> [What to work on] Word for word, repeat the entries, minus the pictures.

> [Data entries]
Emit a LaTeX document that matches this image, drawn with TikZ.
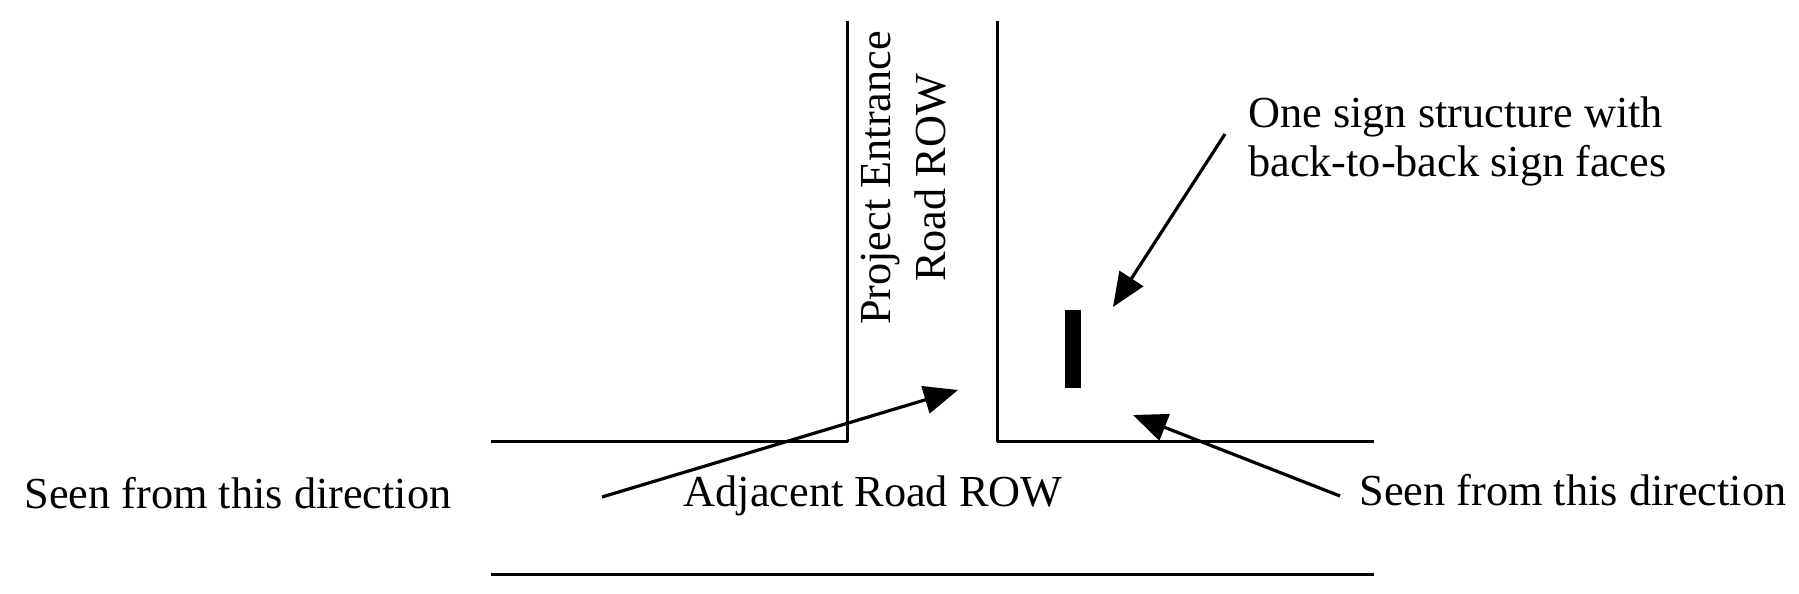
\documentclass[tikz,border=0pt]{standalone}
\usepackage{fontspec}
\setmainfont{Liberation Serif}
\usetikzlibrary{arrows.meta}
\begin{document}
\begin{tikzpicture}[x=1pt,y=-1pt,
  road/.style={line width=3pt, line join=round},
  pointer/.style={line width=3.2pt, -{Triangle[length=34pt,width=28pt]}},
  lbl/.style={font=\fontsize{44.3}{49}\selectfont, inner sep=0pt}]
\useasboundingbox (0,0) rectangle (1799,594);
% roads
\coordinate (la) at (491,441);
\coordinate (lc) at (847,441);
\coordinate (lt) at (847,21);
\coordinate (rt) at (997,21);
\coordinate (rc) at (997,441);
\coordinate (rb) at (1374,441);
\coordinate (ba) at (491,574);
\coordinate (bb) at (1374,574);
\draw[road] (la) -- (lc) -- (lt);
\draw[road] (rt) -- (rc) -- (rb);
\draw[road] (ba) -- (bb);
% sign
\fill (1065,310) rectangle (1081,388);
\node[inner sep=0pt, minimum width=16pt, minimum height=78pt] (sign) at (1073,349) {};
% labels
\node[lbl, rotate=90, align=center, font=\fontsize{44.3}{55}\selectfont] (ent) at (904,178) {Project Entrance\\Road ROW};
\node[lbl] (adj) at (873,496) {Adjacent Road ROW};
\node[lbl] (seenL) at (238,493) {Seen from this direction};
\node[lbl] (seenR) at (1573,490) {Seen from this direction};
\node[lbl, anchor=west, align=left] (one) at (1248,141) {One sign structure with\\back-to-back sign faces};
% arrows
\coordinate (a1s) at (602,497);
\coordinate (a1t) at (958,390);
\coordinate (a2s) at (1340,496);
\coordinate (a2t) at (1133,415);
\coordinate (a3s) at (1225,134);
\coordinate (a3t) at (1113,307);
\draw[pointer] (a1s) -- (a1t);
\draw[pointer] (a2s) -- (a2t);
\draw[pointer] (a3s) -- (a3t);
\end{tikzpicture}
\end{document}
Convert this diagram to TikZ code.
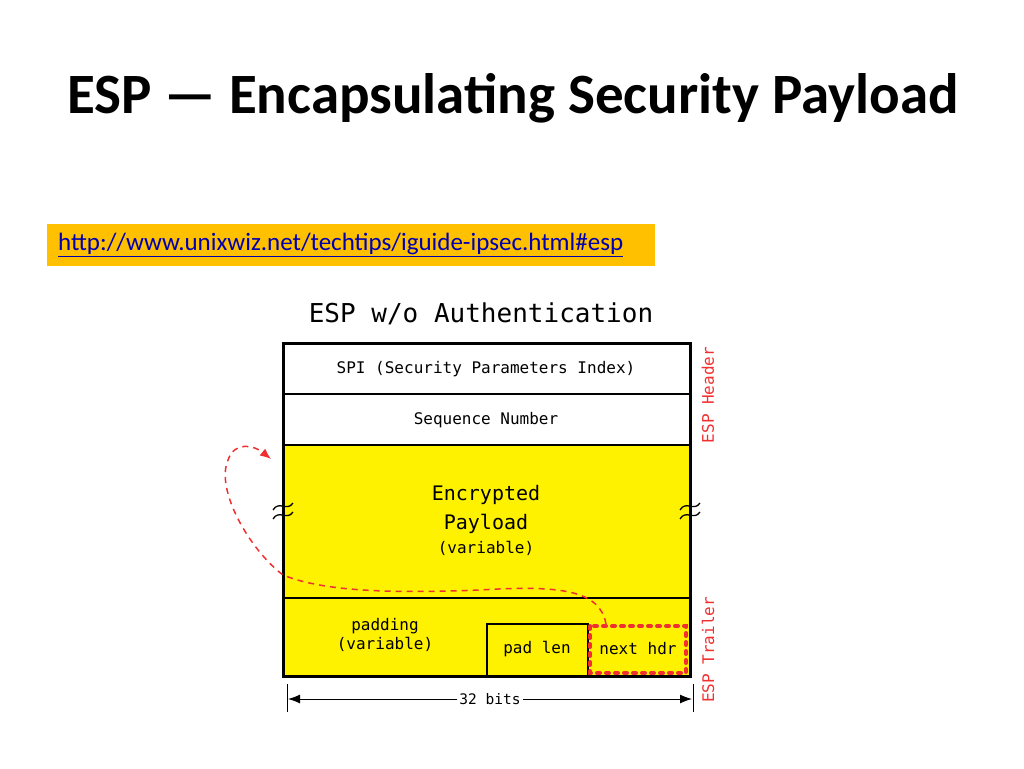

> [Result of the task]
Emit a LaTeX document that matches this image, drawn with TikZ.
\documentclass[tikz,border=0pt]{standalone}
\usepackage{fontspec}
\setmainfont{Liberation Serif}
\usetikzlibrary{arrows.meta}
\begin{document}
\begin{tikzpicture}[x=1pt,y=-1pt,
  road/.style={line width=3pt, line join=round},
  pointer/.style={line width=3.2pt, -{Triangle[length=34pt,width=28pt]}},
  lbl/.style={font=\fontsize{44.3}{49}\selectfont, inner sep=0pt}]
\useasboundingbox (0,0) rectangle (1799,594);
% roads
\coordinate (la) at (491,441);
\coordinate (lc) at (847,441);
\coordinate (lt) at (847,21);
\coordinate (rt) at (997,21);
\coordinate (rc) at (997,441);
\coordinate (rb) at (1374,441);
\coordinate (ba) at (491,574);
\coordinate (bb) at (1374,574);
\draw[road] (la) -- (lc) -- (lt);
\draw[road] (rt) -- (rc) -- (rb);
\draw[road] (ba) -- (bb);
% sign
\fill (1065,310) rectangle (1081,388);
\node[inner sep=0pt, minimum width=16pt, minimum height=78pt] (sign) at (1073,349) {};
% labels
\node[lbl, rotate=90, align=center, font=\fontsize{44.3}{55}\selectfont] (ent) at (904,178) {Project Entrance\\Road ROW};
\node[lbl] (adj) at (873,496) {Adjacent Road ROW};
\node[lbl] (seenL) at (238,493) {Seen from this direction};
\node[lbl] (seenR) at (1573,490) {Seen from this direction};
\node[lbl, anchor=west, align=left] (one) at (1248,141) {One sign structure with\\back-to-back sign faces};
% arrows
\coordinate (a1s) at (602,497);
\coordinate (a1t) at (958,390);
\coordinate (a2s) at (1340,496);
\coordinate (a2t) at (1133,415);
\coordinate (a3s) at (1225,134);
\coordinate (a3t) at (1113,307);
\draw[pointer] (a1s) -- (a1t);
\draw[pointer] (a2s) -- (a2t);
\draw[pointer] (a3s) -- (a3t);
\end{tikzpicture}
\end{document}
Convert this diagram to TikZ code.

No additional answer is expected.